Health Privacy Principles (HPPs) explained for members of the public
Read the document below or download it here Fact sheet - Health Privacy Principles for the public, updated April 2023
The 15 Health Privacy Principles (HPPs) are the key to the Health Records and Information Privacy Act 2002 (HRIP Act).
These are legal obligations which organisations, defined to include NSW public sector agencies and private sector organisations, must abide by when they collect, hold, use and disclose a person’s health information.
As exemptions may apply in certain circumstances, it is suggested that you contact the Privacy Contact Officer or the Health Information Manager in the organisation in the first instance. You can also contact the Information and Privacy Commission NSW (IPC) for further advice.
An organisation can only collect your health information for a lawful purpose. It must also be directly related to the organisation’s activities and necessary for that purpose. An organisation should not collect health information by any unlawful means.
An organisation must ensure that your health information is relevant, accurate, complete, up to date and not excessive. The collection should not unreasonably intrude into your personal affairs.
An agency or organisation must collect your health information directly from you, unless it is unreasonable or impracticable to do so.
An organisation must inform you of why your health information is being collected, what will be done with it and who else might access it. You must also be told how you can access and correct your health information, and any consequences if you decide not to provide it.
An organisation must ensure that health information is stored securely, not kept any longer than necessary, retained, and disposed of appropriately. Security safeguards should be in place so that health information is protected against loss, unauthorised access, use, modification, disclosure or any other misuse.
Access and accuracy
An organisation must provide you with details regarding the health information they are storing, why they are storing it and what rights you have to access it.

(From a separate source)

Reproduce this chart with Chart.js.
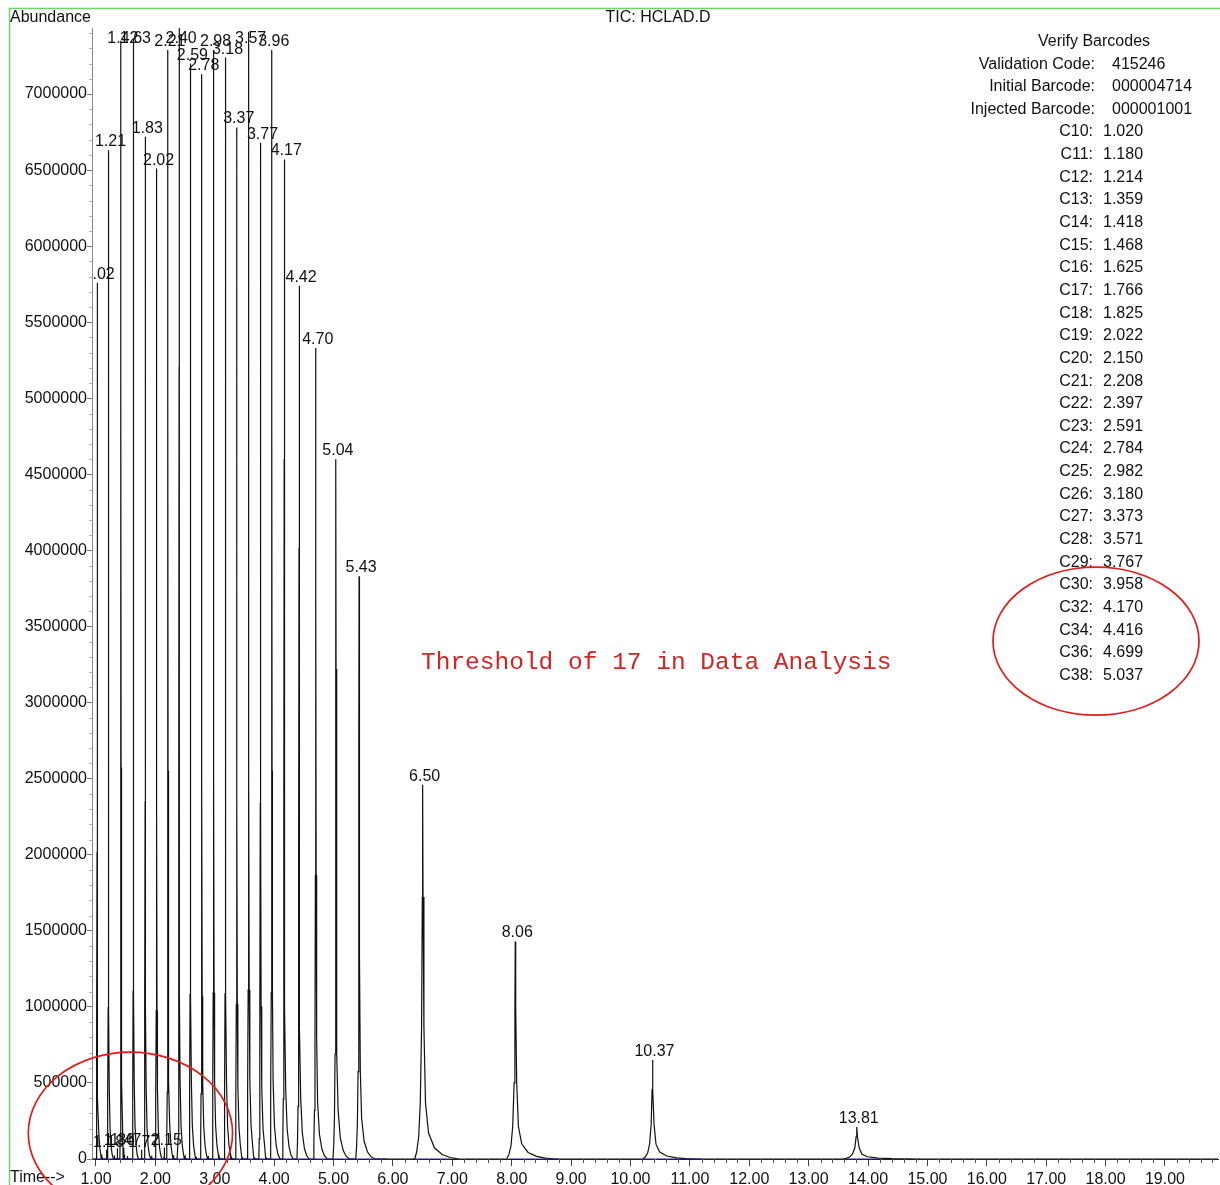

An organisation must allow you to access your health information without unreasonable delay or expense.
An organisation must allow a person to update, correct, delete, add or amend their personal information where necessary. This will ensure that your health information is accurate, is being collected or used for its directly related purpose, and is relevant, complete and not misleading.
An organisation must ensure that the health information is relevant, up to date, accurate, complete, and not misleading before being used.
An agency or organisation can only use your health information for the purpose for which it was collected or a directly related purpose that you would expect (unless one of the exemptions in HPP 10 applies). Otherwise separate consent is required.
An organisation can only disclose your health information for the purpose for which it was collected or a directly related purpose that you would expect (unless one of the exceptions in HPP 11 applies). Otherwise separate consent is required.
Identifiers and anonymity
- Not identified
An organisation can only give you an identification number if it is reasonably necessary to carry out their functions efficiently.
An organisation must give you the opportunity of receiving services from them anonymously, where this is lawful and practicable.
Transferrals and linkage
An orgnisation can only transfer health information outside New South Wales in accordance with HPP 14.
An organisation can only use health records linkage systems if you have expressly consented to this information being included (this includes the disclosure of an identifier).